14. The apparatus according to claim 13, wherein:

said mode setting portion is configured to be capable of switching and setting the mode among plural types of application modes relating to application forms of the apparatus according to said determination result.

15. The apparatus according to claim 14, wherein:

said mode setting portion switches and sets the mode into at least both of a plural tag search mode configured to make sequential search via radio communication through said radio communicating device with a plurality of said RFID tag circuit elements and a single tag search mode configured to make a search via radio communication through said radio communicating device with one of said RFID tag circuit elements, as said application mode.

16. The apparatus according to claim 14, wherein:

said mode setting portion switches and sets the mode into at least both of an inventory mode configured to confirm presence via radio communication through said radio communicating device with said RFID tag circuit element registered in said list and a list-up mode configured to obtain and list up identification information via radio communication through said radio communicating device with said RFID tag circuit element not registered in said list, as said application mode.

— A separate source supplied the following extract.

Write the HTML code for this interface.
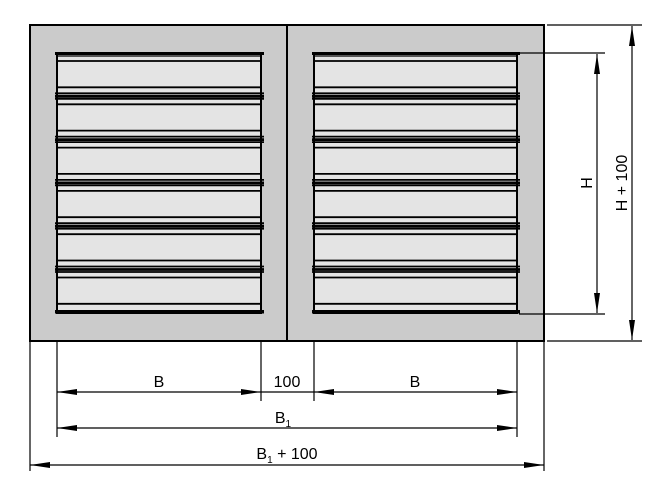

17. The apparatus according to claim 2, further comprising:

a display device configured to display said plurality of modes determined as settable by said mode setting portion, in a selectable manner; and

an operating device configured to select any one of the plurality of modes corresponding to display on said display device, wherein

said mode setting portion sets said mode according to an operation result of selection by said operating device.

18. The apparatus according to claim 1, further comprising a use history obtainment device configured to obtain past use history information by an operator, wherein

said mode setting portion switches and sets a mode among said plurality of modes according to said use history information obtained by said use history obtainment device as said status information.